The Bond Market Loses Its Friends
In 2013, my book Bonds Are Not Forever; The Crisis Facing Fixed Income Investors presented a populist framework for evaluating interest rates. The prospects for the bond market can only be evaluated by considering the U.S. fiscal situation, which is steadily deteriorating along with that of many states. I was dismayed to read the other day of an analysis that places New Jersey (where I live) dead last behind even Illinois in its funding of public sector pensions. We have, at almost every level of government and household, too much debt.
The solution has, since the 2008 Financial Crisis been low rates. If you owe a lot of money low rates are better than high ones. Financial repression in the form of returns that fail to beat inflation after taxes is a stealth means of transferring wealth from savers (lenders) to borrowers. Count the central banks of China and Japan with their >$1TN in U.S. treasury holdings among those on the wrong side of this trade, along with many other foreign governments and sovereign wealth funds.
Some have argued that low rates only help the wealthy (through driving up asset prices); they impede lending (because lending rates aren’t high enough to induce banks to take risk); they force savers to save more (thereby consuming less) than they otherwise would, because returns are so low; and they communicate central bank concern about future economic prospects. Low mortgage rates help homeowners and drive up home values which helps McMansion owners but not first-time buyers. Low rates may be good for the wealthy, and by lessening the burden of the government’s debt they may indirectly help everyone. But to someone with little or no savings, the tangible benefits are not obvious even if they are real (through higher employment, for example).
Nonetheless, we are likely at the early stages of watching this benign process swing into reverse. The conventional result of lower taxes combined with higher spending should be a wider deficit, rising inflation and therefore higher interest rates. The bond market is already beginning to price this in through higher yields, well before any discussions of next year’s budget (or even the appointment of a White House Budget Director).
Part of the problem is that bonds don’t offer much value to begin with. They’ve represented an over-priced asset class for years, and it’ll take more than a 0.50% jump in yields to fix that. From 1928 until 2008 when the Federal Reserve’s Quantitative Easing program began distorting yields, the average annual return over inflation (that is, the real return) on ten year treasuries was 1.7%. This is calculated by comparing the average yield each year with the inflation rate that prevailed over the subsequent decade-long holding period of that security. So investing in a ten year treasury note today at 2% would, if the Fed hits its inflation target of 2% over the next ten years, deliver a 0% real return (worse after taxes).

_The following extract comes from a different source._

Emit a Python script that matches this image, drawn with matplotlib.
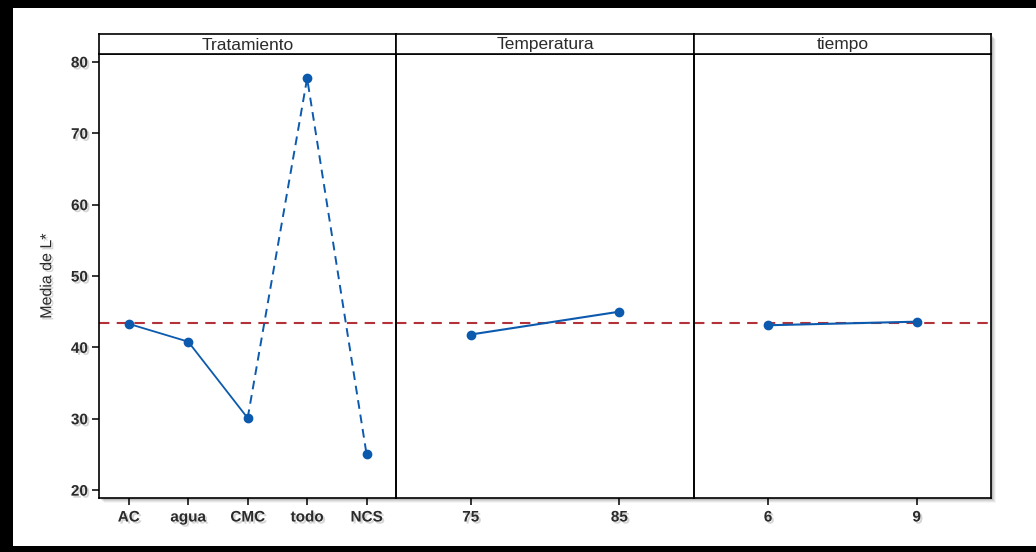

Given the Federal Reserve’s 2% inflation target, even a 4% ten year treasury (roughly double its current yield) would appear to represent a no better than neutral valuation. The deficit was already set to begin rising again before even considering any Republican-enacted tax cuts and other stimulus (such as infrastructure spending). In fact, borrowing at today’s low rates to invest in projects that will improve productivity makes sense in many cases. But under such circumstances, with the possibility of inflation above 2%, perhaps a yield of 5% or even 6% is the threshold at which ten year treasuries (and by extension other long term U.S. corporate bonds at an appropriate spread higher) could justify an investment.
Holding out for such a yield is fanciful. Millions of investors demand far less, which is why we don’t bother with the bond market. Our valuation requirements render us wholly uncompetitive buyers.
Low rates may be the best policy for America, but it looks as if we’re about to try boosting growth through greater fiscal stimulus. The Federal Reserve will seek to normalize short term rates, perhaps faster than their current practice of annual 0.25% hikes. The twin friends of gridlock-induced fiscal discipline (sort of) and low rates are moving on, leaving fixed income investors to fend for themselves. Bonds are a very long way from representing an attractive investment.